Blurb: Lilly is ten years old, born with a heart defect, and already addicted to heroin. Her mother is gone from her life, and there are rumors that she was killed by her father and buried near the abandoned house across the street. The house intrigues her, she can’t stay away, and the monstrous homeless man who lives there has been trying to get Lilly to come inside.
For her mother is there, buried in the back, and this homeless man is Lilly’s true father, and both want their daughter back.
Milk – Blood is a completely unique horror, mixing the physical tension of fear, dread and violence with psychological and social concerns of poverty, drug abuse and social care surrounding a motherless young girl, Lilly, who has been struggling with a terrible illness from birth and later comes to learn the true fate of her mother as well as becoming reliant on heroin.
There is a sense of darkness and eeriness in the setting alone, with the story based on a rundown street in Detroit in a poverty-stricken area where virtually every other home is boarded up, the homeless roam the road in need for shelter and crime and drug use is always an issue. Lilly has to walk down this road on the way home from school every weekday evening, with the dark house across the street and a strange, creepy homeless man calling to her. She is teased by school kids and returns home to be ignored regularly and yet still dealing with her illness and pain. And yet these latter issues are nothing compared to the horror she is to encounter deeper into the story.
I found the opening chapters alone of particular interest as Matthews has written the same scene but from each point of view, i.e. the mother’s and her partner’s. This enables the reader from the offset of the story to empathise as much as possible with both sides. I found these chapters, although very tragic concerning the death surrounding the mother, very beautifully written when it came to the partner taking care of the very ill newborn. Such a caring and gently written sequence is rare in many horrors. It is because of this that I believe Milk – Blood begins like a thriller which later develops into a horror.
To use a child, especially one so young and addicted to heroin, I thought was daring of the author in this type of horror and yet it plays out really well. There were moments earlier on in the story that I couldn’t quite comprehend the direction of the story, however these passed very quickly and as the reader continues the story opens out into a great psychological horror that will not disappoint the reader! Due to the content I would recommend that the reader is of mature age of at least 17yrs.

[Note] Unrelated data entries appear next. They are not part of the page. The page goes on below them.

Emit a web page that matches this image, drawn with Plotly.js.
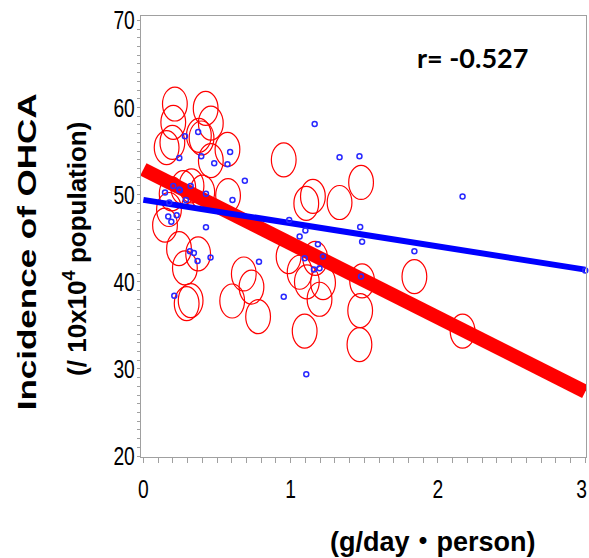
<!DOCTYPE html>
<html>
<head>
<meta charset="utf-8">
<script src="https://cdn.plot.ly/plotly-3.0.1.min.js"></script>
<style>html,body{margin:0;padding:0;background:#fff;}#chart{width:589px;height:558px;}</style>
</head>
<body>
<div id="chart"></div>
<script>
// Red (large) circles
const redX = [0.214,0.203,0.423,0.458,0.377,0.395,0.158,0.197,0.571,0.458,
              0.271,0.327,0.192,0.400,0.575,0.953,
              0.174,0.147,0.242,0.372,0.282,0.294,0.321,0.603,0.682,0.734,0.779,
              1.151,1.106,1.332,1.478,0.986,1.061,1.167,1.110,1.220,1.196,1.485,1.472,1.467,1.095,1.840,2.167];
const redY = [60.4,58.3,59.9,58.2,56.8,56.5,55.4,56.0,55.2,53.9,
              50.8,51.0,50.1,50.3,49.9,54.0,
              48.3,46.5,43.8,43.2,41.6,37.5,37.85,37.8,40.9,39.4,36.0,
              49.8,49.0,49.1,51.4,42.9,41.1,42.7,40.0,39.9,38.0,40.1,36.7,32.8,34.35,40.6,34.35];
// Blue (small) circles
const blueX = [1.163,1.332,1.467,2.167,0.990,1.100,1.061,1.472,1.485,1.185,1.840,1.095,1.219,1.158,1.196,1.478,0.953,1.106,3.000,
               0.147,0.248,0.425,0.605,0.169,0.226,0.190,0.425,0.316,0.343,0.368,0.456,0.785,0.210,
               0.282,0.372,0.244,0.393,0.589,0.481,0.571,0.689,0.203,0.244,0.321,0.176,0.289];
const blueY = [58.1,54.3,54.4,49.8,47.1,45.9,45.2,46.3,44.6,44.3,43.5,42.7,42.9,41.4,41.55,40.6,38.3,29.4,41.3,
               50.25,50.5,50.1,49.4,47.5,47.65,46.9,46.25,43.5,43.3,42.4,42.8,42.3,38.4,
               56.7,57.2,54.2,54.4,54.9,53.6,53.5,51.6,51.0,50.6,51.0,49.1,49.4];
// Regression lines
const fitX = [0, 3];
const redFitY = [52.9, 27.4];
const blueFitY = [49.4, 41.4];
// Tick labels
const xTickVals = [0, 1, 2, 3];
const yTickVals = [20, 30, 40, 50, 60, 70];
const rText = 'r= -0.527';
const yTitle1 = 'Incidence of OHCA';
const yTitle2 = '(/ 10x10<sup>4</sup> population)';
const xTitle = '(g/day\u30FBperson)';

const RX = 0.084, RY = 1.95;
const shapes = redX.map((x, i) => ({
  type: 'circle', xref: 'x', yref: 'y', layer: 'below',
  x0: x - RX, x1: x + RX, y0: redY[i] - RY, y1: redY[i] + RY,
  line: {color: 'rgb(255,0,0)', width: 1.2}, fillcolor: 'rgba(0,0,0,0)'
}));

const traces = [
  {x: fitX, y: redFitY, mode: 'lines', line: {color: 'rgb(255,0,0)', width: 14}, hoverinfo: 'skip'},
  {x: fitX, y: blueFitY, mode: 'lines', line: {color: 'rgb(0,0,255)', width: 6}, hoverinfo: 'skip'},
  {x: blueX, y: blueY, mode: 'markers', cliponaxis: false,
   marker: {symbol: 'circle-open', size: 5, color: 'rgb(40,40,255)', line: {width: 1.5, color: 'rgb(40,40,255)'}}}
];

const grey = '#a0a0a0';
const tickFont = {family: 'Liberation Sans, Arial, sans-serif', size: 26, color: '#000'};
const boldFont = 'Liberation Sans, Arial, sans-serif';

const layout = {
  width: 589, height: 558,
  margin: {l: 141, r: 3, t: 16, b: 101, pad: 0},
  paper_bgcolor: '#fff', plot_bgcolor: '#fff',
  showlegend: false,
  xaxis: {
    range: [-0.016, 3.005], tickmode: 'array', tickvals: xTickVals, ticktext: xTickVals.map(String),
    ticks: 'outside', ticklen: 5, tickcolor: grey, tickwidth: 1,
    minor: {tickmode: 'linear', tick0: 0, dtick: 0.1, ticks: 'outside', ticklen: 5, tickcolor: grey, tickwidth: 1},
    showline: true, mirror: true, linecolor: grey, linewidth: 1, ticklabeloverflow: 'allow',
    showgrid: false, zeroline: false, tickfont: tickFont, ticklabelstandoff: 4
  },
  yaxis: {
    range: [19.9, 70.5], tickmode: 'array', tickvals: yTickVals, ticktext: yTickVals.map(String),
    ticks: 'outside', ticklen: 3, tickcolor: grey, tickwidth: 1,
    minor: {tickmode: 'linear', tick0: 0, dtick: 1, ticks: 'outside', ticklen: 3, tickcolor: grey, tickwidth: 1},
    showline: true, mirror: true, linecolor: grey, linewidth: 1,
    showgrid: false, zeroline: false, tickfont: tickFont, ticklabelstandoff: 3
  },
  shapes: shapes,
  annotations: [
    {text: '<b>' + rText + '</b>', xref: 'paper', yref: 'paper', x: 0.744, y: 0.907, showarrow: false,
     xanchor: 'center', yanchor: 'middle', font: {family: 'Lato, Open Sans, sans-serif', size: 27, color: '#000'}},
    {text: '<b>' + yTitle1 + '</b>', xref: 'paper', yref: 'paper', x: -0.256, y: 0.466, textangle: -90, showarrow: false,
     xanchor: 'center', yanchor: 'middle', font: {family: boldFont, size: 26, color: '#000'}},
    {text: '<b>' + yTitle2 + '</b>', xref: 'paper', yref: 'paper', x: -0.146, y: 0.472, textangle: -90, showarrow: false,
     xanchor: 'center', yanchor: 'middle', font: {family: boldFont, size: 26, color: '#000'}},
    {text: '<b>' + xTitle + '</b>', xref: 'paper', yref: 'paper', x: 0.656, y: -0.193, showarrow: false,
     xanchor: 'center', yanchor: 'middle', font: {family: boldFont + ', Noto Sans CJK JP', size: 27, color: '#000'}}
  ]
};

Plotly.newPlot('chart', traces, layout, {staticPlot: true}).then(gd => {
  gd.querySelectorAll('.annotation-text').forEach(t => {
    if (t.textContent.indexOf('Incidence') === 0) {
      t.setAttribute('textLength', '317');
      t.setAttribute('lengthAdjust', 'spacingAndGlyphs');
    }
  });
  const SQ = 0.74;
  gd.querySelectorAll('.xtick text, .ytick text').forEach(t => {
    const w = t.getComputedTextLength();
    if (!(w > 0)) return;
    const isY = !!t.closest('.ytick');
    const b0 = t.getBBox();
    const nw = w * SQ;
    let newX = isY ? (b0.x + b0.width + 6 - nw) : (b0.x + b0.width / 2 - nw / 2);
    const m = t.getCTM();
    const tx = m ? m.e : 0;
    if (!isY && tx + newX + nw > 587) newX = 587 - tx - nw;
    t.setAttribute('text-anchor', 'start');
    t.setAttribute('x', String(newX));
    t.setAttribute('textLength', String(nw));
    t.setAttribute('lengthAdjust', 'spacingAndGlyphs');
  });
});
</script>
</body>
</html>
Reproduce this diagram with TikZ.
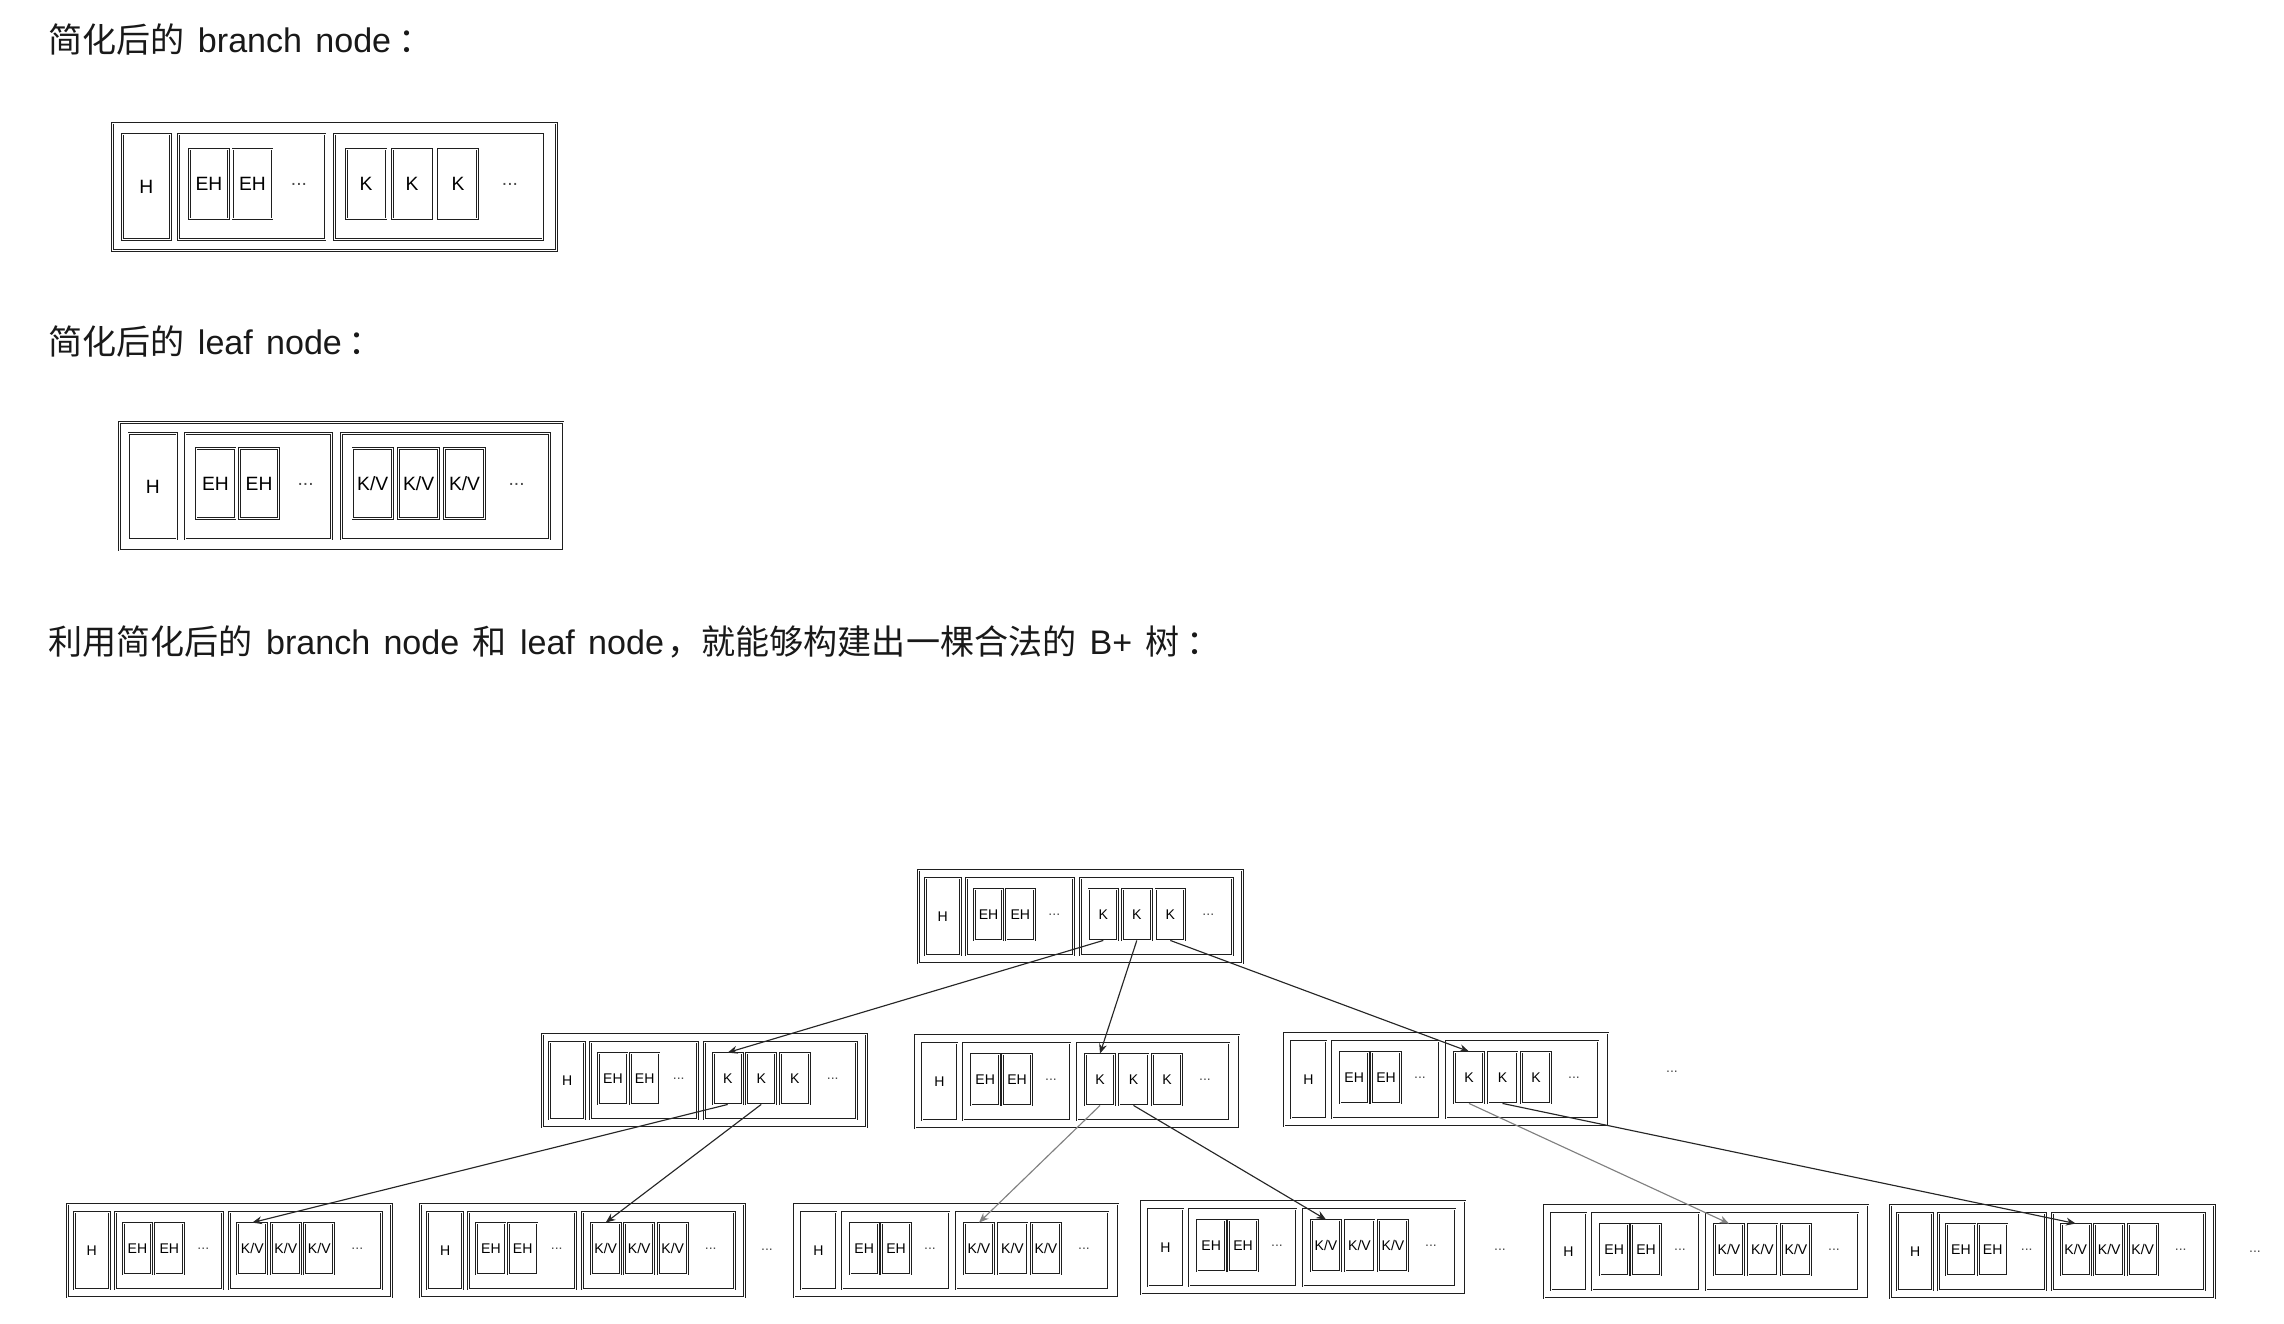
\documentclass[tikz,border=0pt]{standalone}
\usepackage{fontspec}
\setmainfont{Liberation Sans}[WordSpace=1.4]
\newfontfamily\cjk{Noto Sans CJK SC}
\usepackage{xcolor}
\usepackage{tikz}
\usetikzlibrary{arrows.meta}
\pgfdeclarelayer{nodelayer}
\pgfdeclarelayer{edgelayer}
\pgfsetlayers{main,nodelayer,edgelayer}
\tikzstyle{cell}=[draw=black!88, double=white, double distance=0.5pt, line width=0.5pt, inner sep=0pt, transform shape, font=\fontsize{8}{9.6}\selectfont]
\tikzstyle{dots}=[inner sep=0pt, transform shape, text=black!70, font=\fontsize{8}{9.6}\selectfont]
\tikzstyle{caption}=[inner sep=0pt, anchor=base west, text=black!90, font=\fontsize{19.4}{23}\selectfont]
\tikzstyle{ptr}=[-{Stealth[length=5.5pt, width=4.5pt]}, draw=black!85, line width=0.65pt]
\tikzstyle{ptr_faint}=[ptr, draw=black!50]
\newcommand{\colonmark}{\hspace{0.2em}{\cjk ：}}
\tikzset{
  pics/bpnode/.style={code={
    \node [style=cell, minimum width=6.48cm, minimum height=1.86cm] (-box) at (162, 46.5) {};
    \node [style=cell, minimum width=0.7cm, minimum height=1.54cm] (-h) at (24.5, 46.5) {H};
    \node [style=cell, minimum width=2.14cm, minimum height=1.54cm] (-eg) at (101.5, 46.5) {};
    \node [style=cell, minimum width=0.57cm, minimum height=1.02cm] (-e1) at (70.2, 44.5) {EH};
    \node [style=cell, minimum width=0.57cm, minimum height=1.02cm] (-e2) at (102, 44.5) {EH};
    \node [style=dots] (-ed) at (136, 45) {...};
    \node [style=cell, minimum width=3.04cm, minimum height=1.54cm] (-kg) at (238, 46.5) {};
    \foreach \i/\x in {1/185, 2/218.5, 3/252}
      \node [style=cell, minimum width=0.58cm, minimum height=1.02cm] (-k\i) at (\x, 44.5) {#1};
    \node [style=dots] (-kd) at (290, 45) {...};
  }}
}

\begin{document}
\begin{tikzpicture}[x=0.02cm, y=-0.02cm]
    \useasboundingbox (0, 0) rectangle (2284, 1324);

    %captions
    \node [style=caption] (cap1) at (48, 53) {{\cjk 简化后的} branch node\colonmark};
    \node [style=caption] (cap2) at (48, 355) {{\cjk 简化后的} leaf node\colonmark};
    \node [style=caption] (cap3) at (48, 654) {{\cjk 利用简化后的} branch node {\cjk 和} leaf node\hspace{0.1em}{\cjk ，就能够构建出一棵合法的} B+ {\cjk 树}\colonmark};

    \begin{pgfonlayer}{nodelayer}
        %single nodes
        \pic [scale=1.37] (bbranch) at (112.7, 123) {bpnode=K};
        \pic [scale=1.37] (bleaf) at (119.3, 422.7) {bpnode=K/V};

        %Level 1
        \pic (root) at (918.3, 870) {bpnode=K};

        %Level 2
        \pic (l2a) at (542.7, 1034) {bpnode=K};
        \pic (l2b) at (915, 1035) {bpnode=K};
        \pic (l2c) at (1284, 1033) {bpnode=K};
        \node [style=dots] (l2more) at (1672, 1072) {...};

        %Level 3
        \pic (lf1) at (67.3, 1204) {bpnode=K/V};
        \pic (lf2) at (420.7, 1204) {bpnode=K/V};
        \node [style=dots] (lfmore1) at (767, 1250) {...};
        \pic (lf3) at (794, 1204) {bpnode=K/V};
        \pic (lf4) at (1141, 1201) {bpnode=K/V};
        \node [style=dots] (lfmore2) at (1500, 1250) {...};
        \pic (lf5) at (1544, 1205) {bpnode=K/V};
        \pic (lf6) at (1890.7, 1205) {bpnode=K/V};
        \node [style=dots] (lfmore3) at (2255, 1252) {...};
    \end{pgfonlayer}

    \begin{pgfonlayer}{edgelayer}
        \draw [style=ptr] (root-k1.south) -- (l2a-k1.north);
        \draw [style=ptr] (root-k2.south) -- (l2b-k1.north);
        \draw [style=ptr] (root-k3.south) -- (l2c-k1.north);

        \draw [style=ptr] (l2a-k1.south) -- (lf1-k1.north);
        \draw [style=ptr] (l2a-k2.south) -- (lf2-k1.north);
        \draw [style=ptr_faint] (l2b-k1.south) -- (lf3-k1.north);
        \draw [style=ptr] (l2b-k2.south) -- (lf4-k1.north);
        \draw [style=ptr_faint] (l2c-k1.south) -- (lf5-k1.north);
        \draw [style=ptr] (l2c-k2.south) -- (lf6-k1.north);
    \end{pgfonlayer}
\end{tikzpicture}
\end{document}
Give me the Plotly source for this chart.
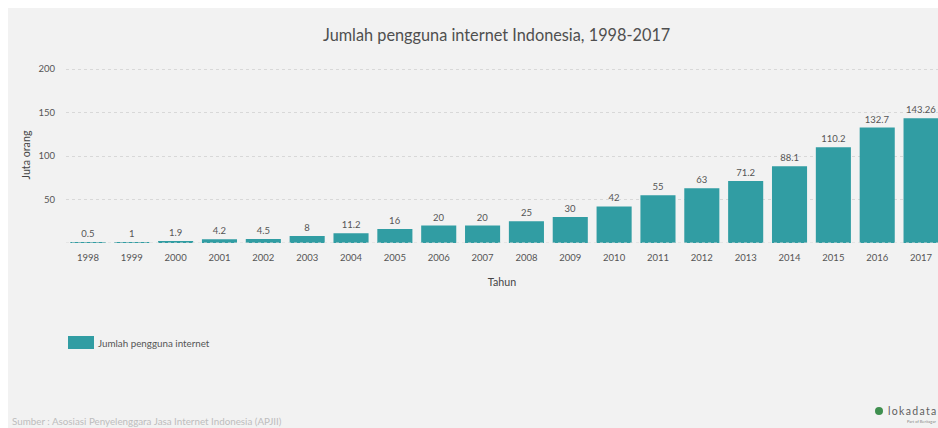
import plotly.graph_objects as go

# Indonesian internet users, millions of people (APJII)
years = ["1998", "1999", "2000", "2001", "2002", "2003", "2004", "2005", "2006", "2007",
         "2008", "2009", "2010", "2011", "2012", "2013", "2014", "2015", "2016", "2017"]
users = [0.5, 1, 1.9, 4.2, 4.5, 8, 11.2, 16, 20, 20,
         25, 30, 42, 55, 63, 71.2, 88.1, 110.2, 132.7, 143.26]
y_ticks = [50, 100, 150, 200]

TITLE = "Jumlah pengguna internet Indonesia, 1998-2017"
SERIES = "Jumlah pengguna internet"
SOURCE = "Sumber : Asosiasi Penyelenggara Jasa Internet Indonesia (APJII)"
BRAND = "l\u2009o\u2009k\u2009a\u2009d\u2009a\u2009t\u2009a"
BRAND_SUB = "Part of Beritagar"

WIDTH, HEIGHT = 938, 428
LEFT, TOP, BOTTOM = 66, 67, 185
FONT = "Lato"
PANEL = "#f2f2f2"
TEAL = "#319da3"
TEXT = "#555555"
GRID = "#d8d8d8"
CLEAR = "rgba(0,0,0,0)"

plot_w = WIDTH - LEFT
plot_h = HEIGHT - TOP - BOTTOM


def px(x):
    return (x - LEFT) / plot_w


def py(y):
    return (HEIGHT - BOTTOM - y) / plot_h


fig = go.Figure(go.Bar(
    x=years,
    y=users,
    marker=dict(color=TEAL, line=dict(width=0)),
    text=[str(v) for v in users],
    textposition="outside",
    textfont=dict(family=FONT, size=9.5, color=TEXT),
    cliponaxis=False,
    name=SERIES,
    showlegend=False,
))

shapes = [
    # grey card behind the whole chart
    dict(type="rect", xref="paper", yref="paper", layer="below", line=dict(width=0),
         fillcolor=PANEL, x0=px(8), x1=1, y0=py(HEIGHT), y1=py(8)),
    # dotted baseline running over the bars
    dict(type="line", xref="paper", yref="y", layer="above", x0=0, x1=1, y0=0, y1=0,
         line=dict(color=GRID, width=1, dash="dot")),
    # legend swatch
    dict(type="rect", xref="paper", yref="paper", layer="above", line=dict(width=0),
         fillcolor=TEAL, x0=px(68), x1=px(94), y0=py(349), y1=py(336)),
    # logo leaf
    dict(type="circle", xref="paper", yref="paper", layer="above", line=dict(width=0),
         fillcolor="#3f8f4f", x0=px(875), x1=px(883), y0=py(415), y1=py(407)),
]

annotations = [
    dict(text=TITLE, x=px(496), y=py(34), font=dict(size=16.3, color="#4f4f4f")),
    dict(text=SERIES, x=px(97), y=py(342.5), xanchor="left", font=dict(size=9.8, color=TEXT)),
    dict(text=SOURCE, x=px(11), y=py(420.5), xanchor="left", font=dict(size=9.8, color="#bdbdbd")),
    dict(text=BRAND, x=px(937), y=py(411), xanchor="right", font=dict(size=10.5, color="#5f5f5f")),
    dict(text=BRAND_SUB, x=px(937), y=py(421), xanchor="right", font=dict(size=4, color="#888888")),
]
for a in annotations:
    a.update(xref="paper", yref="paper", showarrow=False, yanchor="middle", borderpad=0)

fig.update_layout(
    width=WIDTH,
    height=HEIGHT,
    margin=dict(l=LEFT, r=0, t=TOP, b=BOTTOM, pad=0),
    paper_bgcolor="white",
    plot_bgcolor=PANEL,
    font=dict(family=FONT, color=TEXT),
    bargap=0.2,
    shapes=shapes,
    annotations=annotations,
    xaxis=dict(
        type="category",
        range=[-0.5, 19.386],
        showgrid=False,
        showline=False,
        ticks="outside",
        ticklen=6,
        tickcolor=CLEAR,
        tickfont=dict(family=FONT, size=9.5, color=TEXT),
        title=dict(text="Tahun", font=dict(family=FONT, size=10.7, color="#444444"), standoff=16),
    ),
    yaxis=dict(
        range=[0, 202.3],
        tickmode="array",
        tickvals=y_ticks,
        showgrid=True,
        gridcolor=GRID,
        griddash="dot",
        gridwidth=1,
        zeroline=False,
        showline=False,
        ticks="outside",
        ticklen=8,
        tickcolor=CLEAR,
        tickfont=dict(family=FONT, size=9.5, color=TEXT),
        title=dict(text="Juta orang", font=dict(family=FONT, size=10.7, color="#444444"), standoff=5),
    ),
)

fig.write_html("out.html", config=dict(displayModeBar=False))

The homeless guy in the boarded up house across the street is also one that has his demons (and for me could have easily been a development of a scavenging character from one of Matthews’ previous books, On the Lips of Children). For he sees and hears more than you would expect. Whether it is partly due to his drug intake or a ‘gift’ he has it adds a deep sense of grittiness, mystery and fear and the reader cannot help but long Lilly to have nothing to do with this character. Of course, Lilly might just get sucked into some inevitable danger as the reader is pulled into the horror too.
Mark Matthews has written Milk – Blood in a clever manner, being able to use some personal experiences and developing them into a suspenseful horror. And not all meets the eye to begin with but as the story wraps up (which it does superbly well) the reader is treated to a little more and realises that there certainly is a purpose for every character mentioned! Despite there being many horrific and tragic scenes, the real horror is where the story takes us – the end result.
This is written in a fantastic way and I love how the reader has no sense of the bigger picture until the conclusion! Although my personal favourite book of Mark Matthews is On the Lips of Children, this one is very close, using a blend of horror from On the Lips of Children as well as the social and dramatic elements of the author’s Stray. (The links of Stray and On the Lips of Children will take you to my previous reviews and some background info on Mark Matthews with On the Lips of Children review.)
A copy of Milk – Blood was provided by the author for the purpose of an honest and fair review.
Milk – Blood was recently released in June 2014. The cover design is from Kealan Patrick Burke of Elderlemon Design, and the story was edited by Richard Thomas, Editor in Chief at Dark House Press.
The term upon which the title is based, “Milk-Blood” was made famous in the Neil Young Song “The Needle and the Damage Done.” A companion piece featuring a character from Milk-Blood, The Damage Done, is available for free on Amazon and has been receiving tremendous reviews.